Por Gonzalo Villanueva
Este miércoles por la tarde noche Saltillo presenció la primera callejoneada en el corazón de su zona centro, un evento que, a primera vista, pretendía recuperar la tradición y resignificar los espacios públicos a través de la cultura y el folclor. Sin embargo, tras la música, las luces y las fotografías oficiales, subyace una operación simbólica profundamente problemática: la farsa institucional que disfraza de participación y revitalización una intervención política que poco o nada tiene que ver con las verdaderas necesidades sociales de la ciudad.
Entre quienes estudian los aspectos sociales en la ciudad salta a la vista que estos espectáculos públicos encubren un proceso mucho más profundo y preocupante: la apropiación del espacio simbólico por parte de la clase política municipal, que busca reposicionarse en la narrativa ciudadana no mediante el ejercicio del buen gobierno, sino a través del maquillaje cultural de una ciudad que se desmorona en sus estructuras más básicas.
Basta caminar por el mismo centro histórico para advertir las grietas físicas que también son grietas sociales: banquetas rotas, calles peligrosas para peatones, ausencia de rampas o accesos inclusivos, transporte público deficiente y una creciente presión gentrificadora que desplaza a residentes históricos para dar paso a un centro “instagrameable”, pero cada vez más ajeno a quienes lo habitan cotidianamente. Mientras tanto, se organizan eventos para “revivir el alma del centro”, cuando lo que se necesita con urgencia es dignificar las condiciones materiales de vida de quienes lo transitan, lo trabajan y lo sufren día a día.

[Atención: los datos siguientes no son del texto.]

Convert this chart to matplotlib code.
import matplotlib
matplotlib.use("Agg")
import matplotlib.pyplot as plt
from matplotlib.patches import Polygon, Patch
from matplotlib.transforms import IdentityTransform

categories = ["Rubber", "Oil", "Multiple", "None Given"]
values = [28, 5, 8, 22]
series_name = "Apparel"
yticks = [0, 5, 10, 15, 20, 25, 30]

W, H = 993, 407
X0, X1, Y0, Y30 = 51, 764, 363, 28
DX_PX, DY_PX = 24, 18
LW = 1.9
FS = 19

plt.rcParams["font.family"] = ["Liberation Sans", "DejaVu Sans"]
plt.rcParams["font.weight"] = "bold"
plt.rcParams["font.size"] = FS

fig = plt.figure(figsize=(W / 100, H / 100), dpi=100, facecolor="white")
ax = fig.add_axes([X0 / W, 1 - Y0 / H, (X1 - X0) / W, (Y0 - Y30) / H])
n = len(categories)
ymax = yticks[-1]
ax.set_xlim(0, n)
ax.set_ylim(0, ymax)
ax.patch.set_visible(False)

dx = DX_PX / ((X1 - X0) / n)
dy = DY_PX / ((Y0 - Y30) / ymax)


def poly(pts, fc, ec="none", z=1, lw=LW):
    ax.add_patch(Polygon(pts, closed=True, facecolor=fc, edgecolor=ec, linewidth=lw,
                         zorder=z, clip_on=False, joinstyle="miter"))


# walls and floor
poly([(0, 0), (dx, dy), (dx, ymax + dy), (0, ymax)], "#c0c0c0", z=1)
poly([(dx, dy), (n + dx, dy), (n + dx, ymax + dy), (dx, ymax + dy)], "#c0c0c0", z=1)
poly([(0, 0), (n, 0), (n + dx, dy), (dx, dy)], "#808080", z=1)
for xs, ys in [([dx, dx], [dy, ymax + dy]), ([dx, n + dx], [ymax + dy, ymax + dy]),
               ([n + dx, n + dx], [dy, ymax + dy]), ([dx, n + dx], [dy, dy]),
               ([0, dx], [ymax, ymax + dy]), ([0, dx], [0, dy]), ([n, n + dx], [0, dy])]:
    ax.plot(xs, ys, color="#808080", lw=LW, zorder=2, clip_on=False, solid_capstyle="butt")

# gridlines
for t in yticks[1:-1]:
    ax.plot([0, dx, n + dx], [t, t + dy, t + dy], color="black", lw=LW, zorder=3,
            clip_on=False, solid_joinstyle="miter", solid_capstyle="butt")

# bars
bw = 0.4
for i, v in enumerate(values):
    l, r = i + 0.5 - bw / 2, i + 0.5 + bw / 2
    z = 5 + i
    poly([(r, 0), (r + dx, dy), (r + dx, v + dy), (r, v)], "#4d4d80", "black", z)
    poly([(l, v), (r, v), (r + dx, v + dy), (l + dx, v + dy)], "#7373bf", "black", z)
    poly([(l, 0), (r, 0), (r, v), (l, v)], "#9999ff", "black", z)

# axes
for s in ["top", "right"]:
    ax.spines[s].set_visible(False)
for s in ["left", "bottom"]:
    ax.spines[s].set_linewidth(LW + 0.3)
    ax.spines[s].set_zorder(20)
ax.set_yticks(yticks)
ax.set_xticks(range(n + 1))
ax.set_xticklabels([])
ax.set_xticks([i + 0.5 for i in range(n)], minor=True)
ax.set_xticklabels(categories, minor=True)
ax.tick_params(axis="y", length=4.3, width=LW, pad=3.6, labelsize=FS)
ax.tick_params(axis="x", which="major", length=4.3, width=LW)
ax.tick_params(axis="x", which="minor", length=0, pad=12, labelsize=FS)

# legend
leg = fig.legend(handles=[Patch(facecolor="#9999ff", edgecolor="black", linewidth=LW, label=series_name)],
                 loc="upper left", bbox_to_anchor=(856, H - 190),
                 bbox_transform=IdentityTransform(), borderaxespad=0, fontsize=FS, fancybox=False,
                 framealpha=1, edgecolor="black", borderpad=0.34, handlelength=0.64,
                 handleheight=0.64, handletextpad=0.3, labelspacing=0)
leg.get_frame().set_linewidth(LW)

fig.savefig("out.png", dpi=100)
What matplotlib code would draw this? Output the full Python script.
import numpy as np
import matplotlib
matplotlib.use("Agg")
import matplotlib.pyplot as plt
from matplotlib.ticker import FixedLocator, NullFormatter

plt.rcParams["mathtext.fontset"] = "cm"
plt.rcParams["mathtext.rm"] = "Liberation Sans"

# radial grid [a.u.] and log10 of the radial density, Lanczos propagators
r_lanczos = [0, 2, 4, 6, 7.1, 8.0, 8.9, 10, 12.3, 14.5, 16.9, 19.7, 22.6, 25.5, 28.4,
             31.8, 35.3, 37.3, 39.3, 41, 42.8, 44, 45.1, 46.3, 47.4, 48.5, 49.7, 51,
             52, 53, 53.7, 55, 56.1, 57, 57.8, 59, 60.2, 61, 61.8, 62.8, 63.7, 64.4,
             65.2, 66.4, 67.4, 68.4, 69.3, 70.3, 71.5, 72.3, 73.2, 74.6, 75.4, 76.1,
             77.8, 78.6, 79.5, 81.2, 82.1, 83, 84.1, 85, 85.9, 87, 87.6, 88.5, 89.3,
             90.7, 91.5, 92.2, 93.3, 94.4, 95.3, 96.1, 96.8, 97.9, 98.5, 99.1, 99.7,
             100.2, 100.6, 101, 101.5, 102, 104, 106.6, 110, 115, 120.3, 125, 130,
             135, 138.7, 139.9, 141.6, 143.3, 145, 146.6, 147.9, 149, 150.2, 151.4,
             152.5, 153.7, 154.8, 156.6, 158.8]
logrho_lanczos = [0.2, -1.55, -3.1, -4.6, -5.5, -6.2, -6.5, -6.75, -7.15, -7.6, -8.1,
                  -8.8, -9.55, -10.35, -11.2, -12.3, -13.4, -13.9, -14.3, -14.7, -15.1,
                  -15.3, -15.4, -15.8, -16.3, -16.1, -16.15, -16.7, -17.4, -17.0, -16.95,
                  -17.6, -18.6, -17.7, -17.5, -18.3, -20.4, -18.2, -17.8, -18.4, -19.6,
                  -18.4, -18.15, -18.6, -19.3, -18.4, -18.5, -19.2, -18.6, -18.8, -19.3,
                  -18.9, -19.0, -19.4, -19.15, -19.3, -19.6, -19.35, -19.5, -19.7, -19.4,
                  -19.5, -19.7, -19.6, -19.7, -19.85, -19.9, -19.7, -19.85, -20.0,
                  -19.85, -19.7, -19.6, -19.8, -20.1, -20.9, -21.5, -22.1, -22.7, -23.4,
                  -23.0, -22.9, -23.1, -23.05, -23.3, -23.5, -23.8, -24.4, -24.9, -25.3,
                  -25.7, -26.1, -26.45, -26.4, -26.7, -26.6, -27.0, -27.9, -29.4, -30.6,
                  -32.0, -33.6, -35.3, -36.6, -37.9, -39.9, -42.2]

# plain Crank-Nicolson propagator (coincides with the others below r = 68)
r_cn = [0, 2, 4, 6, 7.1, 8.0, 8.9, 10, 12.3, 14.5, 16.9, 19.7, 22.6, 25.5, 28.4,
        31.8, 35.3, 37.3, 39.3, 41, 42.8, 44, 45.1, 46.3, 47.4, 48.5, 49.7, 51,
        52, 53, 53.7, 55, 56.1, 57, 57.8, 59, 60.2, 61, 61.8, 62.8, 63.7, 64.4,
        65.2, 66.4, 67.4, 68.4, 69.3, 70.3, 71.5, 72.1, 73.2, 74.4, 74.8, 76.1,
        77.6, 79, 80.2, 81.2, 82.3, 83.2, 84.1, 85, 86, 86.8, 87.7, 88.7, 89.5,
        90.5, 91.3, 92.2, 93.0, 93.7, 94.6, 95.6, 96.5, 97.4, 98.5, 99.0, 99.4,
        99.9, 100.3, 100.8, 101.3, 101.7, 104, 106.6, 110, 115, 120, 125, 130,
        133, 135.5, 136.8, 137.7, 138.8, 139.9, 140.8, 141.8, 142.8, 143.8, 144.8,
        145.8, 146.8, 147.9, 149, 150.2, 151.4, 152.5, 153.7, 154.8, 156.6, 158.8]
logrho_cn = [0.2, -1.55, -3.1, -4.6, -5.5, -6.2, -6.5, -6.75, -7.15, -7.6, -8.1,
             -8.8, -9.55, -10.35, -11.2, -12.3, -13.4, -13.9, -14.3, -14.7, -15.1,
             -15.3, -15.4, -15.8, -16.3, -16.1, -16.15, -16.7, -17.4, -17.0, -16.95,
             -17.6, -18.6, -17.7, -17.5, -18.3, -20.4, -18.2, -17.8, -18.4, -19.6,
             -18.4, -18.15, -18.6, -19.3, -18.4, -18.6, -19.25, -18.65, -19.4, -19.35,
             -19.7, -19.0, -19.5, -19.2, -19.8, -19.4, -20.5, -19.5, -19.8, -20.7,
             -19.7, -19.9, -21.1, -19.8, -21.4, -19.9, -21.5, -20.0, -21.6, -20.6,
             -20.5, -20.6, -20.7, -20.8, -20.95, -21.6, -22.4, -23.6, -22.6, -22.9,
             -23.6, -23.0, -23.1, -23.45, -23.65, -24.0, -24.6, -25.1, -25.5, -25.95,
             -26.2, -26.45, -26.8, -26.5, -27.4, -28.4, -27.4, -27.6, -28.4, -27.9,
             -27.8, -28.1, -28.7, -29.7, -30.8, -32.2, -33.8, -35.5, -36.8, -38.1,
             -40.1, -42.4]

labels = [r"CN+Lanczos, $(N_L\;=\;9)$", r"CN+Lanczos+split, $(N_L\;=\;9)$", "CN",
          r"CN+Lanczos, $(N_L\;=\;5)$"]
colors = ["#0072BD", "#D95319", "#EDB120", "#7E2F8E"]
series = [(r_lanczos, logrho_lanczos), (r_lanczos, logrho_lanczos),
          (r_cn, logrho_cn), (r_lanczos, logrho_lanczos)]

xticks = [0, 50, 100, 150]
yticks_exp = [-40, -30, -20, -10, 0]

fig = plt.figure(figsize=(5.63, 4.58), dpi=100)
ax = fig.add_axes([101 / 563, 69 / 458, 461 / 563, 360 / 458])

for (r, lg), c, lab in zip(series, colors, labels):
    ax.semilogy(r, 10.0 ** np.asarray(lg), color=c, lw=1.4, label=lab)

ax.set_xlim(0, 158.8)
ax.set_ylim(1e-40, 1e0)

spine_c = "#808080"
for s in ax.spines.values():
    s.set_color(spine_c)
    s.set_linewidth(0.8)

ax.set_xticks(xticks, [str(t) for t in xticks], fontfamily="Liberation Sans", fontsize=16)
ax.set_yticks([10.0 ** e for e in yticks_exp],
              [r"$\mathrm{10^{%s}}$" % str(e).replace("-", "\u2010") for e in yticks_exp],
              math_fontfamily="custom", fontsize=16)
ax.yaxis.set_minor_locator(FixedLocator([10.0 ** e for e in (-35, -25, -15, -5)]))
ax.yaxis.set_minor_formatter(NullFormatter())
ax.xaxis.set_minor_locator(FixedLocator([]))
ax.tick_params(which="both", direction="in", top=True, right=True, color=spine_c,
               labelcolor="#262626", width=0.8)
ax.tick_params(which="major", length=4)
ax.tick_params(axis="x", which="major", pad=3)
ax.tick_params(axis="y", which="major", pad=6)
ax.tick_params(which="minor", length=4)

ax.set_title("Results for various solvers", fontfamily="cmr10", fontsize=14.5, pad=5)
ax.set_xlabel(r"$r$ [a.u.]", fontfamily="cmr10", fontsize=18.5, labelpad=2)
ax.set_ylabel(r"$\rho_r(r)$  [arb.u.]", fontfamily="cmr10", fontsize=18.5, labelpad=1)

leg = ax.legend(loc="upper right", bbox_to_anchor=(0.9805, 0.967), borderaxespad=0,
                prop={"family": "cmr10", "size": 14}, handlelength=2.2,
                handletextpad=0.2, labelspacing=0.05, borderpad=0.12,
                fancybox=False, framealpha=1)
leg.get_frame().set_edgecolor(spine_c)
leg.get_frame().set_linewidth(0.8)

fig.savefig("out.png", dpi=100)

Este tipo de intervenciones encajan en lo que podríamos llamar una política del simulacro: acciones de alto impacto visual pero de nulo efecto estructural. La callejoneada no es más que una puesta en escena, cuidadosamente diseñada para ocupar simbólicamente el espacio público y desplazar del debate las demandas históricas de accesibilidad, equidad y justicia urbana. Lo que se presenta como una celebración ciudadana, en realidad, funciona como una operación de blanqueamiento institucional: se recubre de folclor lo que en el fondo es negligencia estructural.
Cabe preguntarse: ¿a quién sirve esta callejoneada? ¿Qué voces quedan fuera del relato que se impone? ¿Dónde están los vecinos del centro en esta narrativa? ¿Dónde están los usuarios del transporte público, los adultos mayores que no pueden caminar sin tropezar, las personas con discapacidad que no logran acceder a los espacios básicos de su ciudad?
La cultura no puede ser el velo con el que se ocultan las desigualdades. Y las políticas públicas no pueden seguir reduciéndose a actos performativos. Saltillo no necesita más eventos. Necesita compromiso con la ciudad real. Con la que no aparece en los boletines. Con la que no marcha al ritmo de estudiantinas, sino que resiste a pie, cada día, entre baches, escaleras y omisiones.
Es momento de descolonizar el centro. No con folklore ni con selfies, sino con justicia urbana. Porque una ciudad que celebra su historia mientras ignora su presente, está condenada a convertirse en una escenografía vacía, donde lo único real es la exclusión.